What you have to do | Copy exactly the lines from the beginning of the data down to and including the line holding "capc, fill=cuser] (user)", without any pictures.

╭─ Source data

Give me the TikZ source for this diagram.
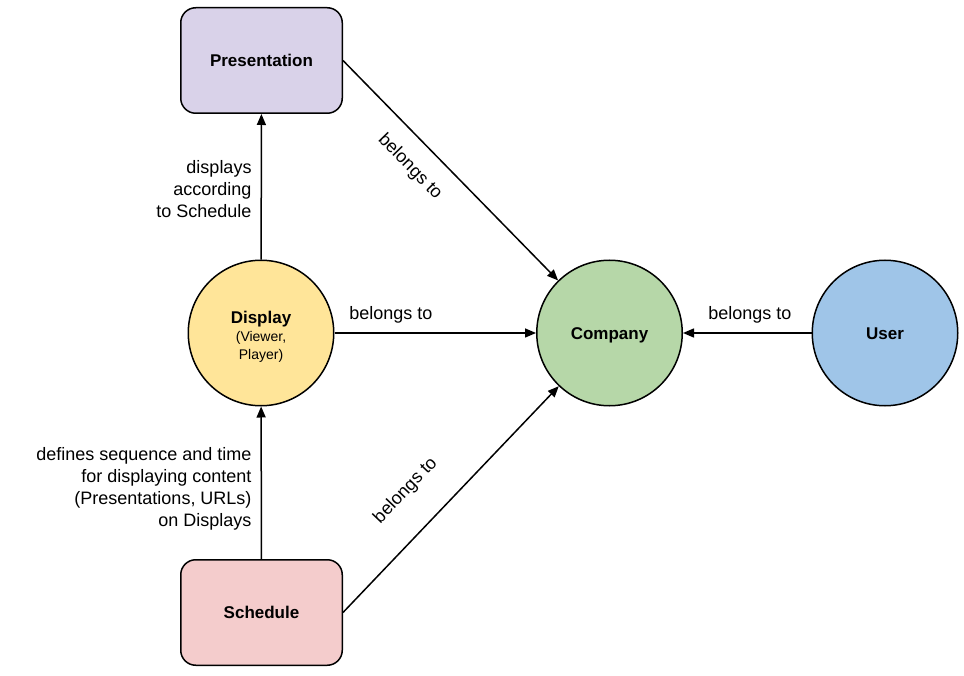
\documentclass[tikz,border=0pt]{standalone}
\usepackage{fontspec}
\setmainfont{Liberation Sans}
\usetikzlibrary{arrows.meta}
\definecolor{cpres}{HTML}{D9D2E9}
\definecolor{cdisp}{HTML}{FFE599}
\definecolor{ccomp}{HTML}{B6D7A8}
\definecolor{cuser}{HTML}{9FC5E8}
\definecolor{csched}{HTML}{F4CCCC}
\begin{document}
\begin{tikzpicture}[x=1pt,y=-1pt,
  box/.style={draw, line width=1.5pt, rounded corners=15pt, minimum width=161.5pt, minimum height=105.5pt, inner sep=0pt, font=\fontsize{17}{20}\selectfont\bfseries},
  ent/.style={draw, circle, line width=1.5pt, minimum size=145.5pt, inner sep=0pt, font=\fontsize{17}{20}\selectfont\bfseries},
  capc/.style={text height=12.2pt, text depth=0pt},
  rel/.style={line width=1.5pt, -{Triangle[length=11pt,width=9pt]}},
  lbl/.style={font=\fontsize{18}{22}\selectfont, inner sep=0pt}
]
\useasboundingbox[fill=white] (0,0) rectangle (964,676);
\node[box, capc, fill=cpres] (pres) at (261.5,60.5) {Presentation};
\node[box, capc, fill=csched] (sched) at (261.5,612.5) {Schedule};
\node[ent, fill=cdisp, align=center, font=\fontsize{14}{18}\selectfont] (disp) at (261,333) {\rule{0pt}{20pt}{\fontsize{17}{18}\selectfont\bfseries Display}\\(Viewer,\\Player)};
\node[ent, capc, fill=ccomp] (comp) at (609.5,333) {Company};
\node[ent, capc, fill=cuser] (user) at (885,333) {User};

\draw[rel] (disp) -- node[lbl, align=right, anchor=east, xshift=-9pt, yshift=-2pt] {displays\\according\\to Schedule} (pres);
\draw[rel] (sched) -- node[lbl, align=right, anchor=east, xshift=-9pt, yshift=-6pt] {defines sequence and time\\for displaying content\\(Presentations, URLs)\\on Displays} (disp);
\draw[rel] (disp) -- node[lbl, pos=0.07, anchor=south west, yshift=9pt] {belongs to} (comp);
\draw[rel] (user) -- node[lbl, pos=0.48, anchor=south, yshift=9pt] {belongs to} (comp);
\draw[rel] (pres.east) -- node[lbl, pos=0.40, sloped, anchor=north, inner ysep=17.5pt] {belongs to} (comp);
\draw[rel] (sched.east) -- node[lbl, pos=0.42, sloped, anchor=south, inner ysep=29.5pt] {belongs to} (comp);
\end{tikzpicture}
\end{document}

╰─

Full response |
Give me the TikZ source for this diagram.
\documentclass[tikz,border=0pt]{standalone}
\usepackage{fontspec}
\setmainfont{Liberation Sans}
\usetikzlibrary{arrows.meta}
\definecolor{cpres}{HTML}{D9D2E9}
\definecolor{cdisp}{HTML}{FFE599}
\definecolor{ccomp}{HTML}{B6D7A8}
\definecolor{cuser}{HTML}{9FC5E8}
\definecolor{csched}{HTML}{F4CCCC}
\begin{document}
\begin{tikzpicture}[x=1pt,y=-1pt,
  box/.style={draw, line width=1.5pt, rounded corners=15pt, minimum width=161.5pt, minimum height=105.5pt, inner sep=0pt, font=\fontsize{17}{20}\selectfont\bfseries},
  ent/.style={draw, circle, line width=1.5pt, minimum size=145.5pt, inner sep=0pt, font=\fontsize{17}{20}\selectfont\bfseries},
  capc/.style={text height=12.2pt, text depth=0pt},
  rel/.style={line width=1.5pt, -{Triangle[length=11pt,width=9pt]}},
  lbl/.style={font=\fontsize{18}{22}\selectfont, inner sep=0pt}
]
\useasboundingbox[fill=white] (0,0) rectangle (964,676);
\node[box, capc, fill=cpres] (pres) at (261.5,60.5) {Presentation};
\node[box, capc, fill=csched] (sched) at (261.5,612.5) {Schedule};
\node[ent, fill=cdisp, align=center, font=\fontsize{14}{18}\selectfont] (disp) at (261,333) {\rule{0pt}{20pt}{\fontsize{17}{18}\selectfont\bfseries Display}\\(Viewer,\\Player)};
\node[ent, capc, fill=ccomp] (comp) at (609.5,333) {Company};
\node[ent, capc, fill=cuser] (user) at (885,333) {User};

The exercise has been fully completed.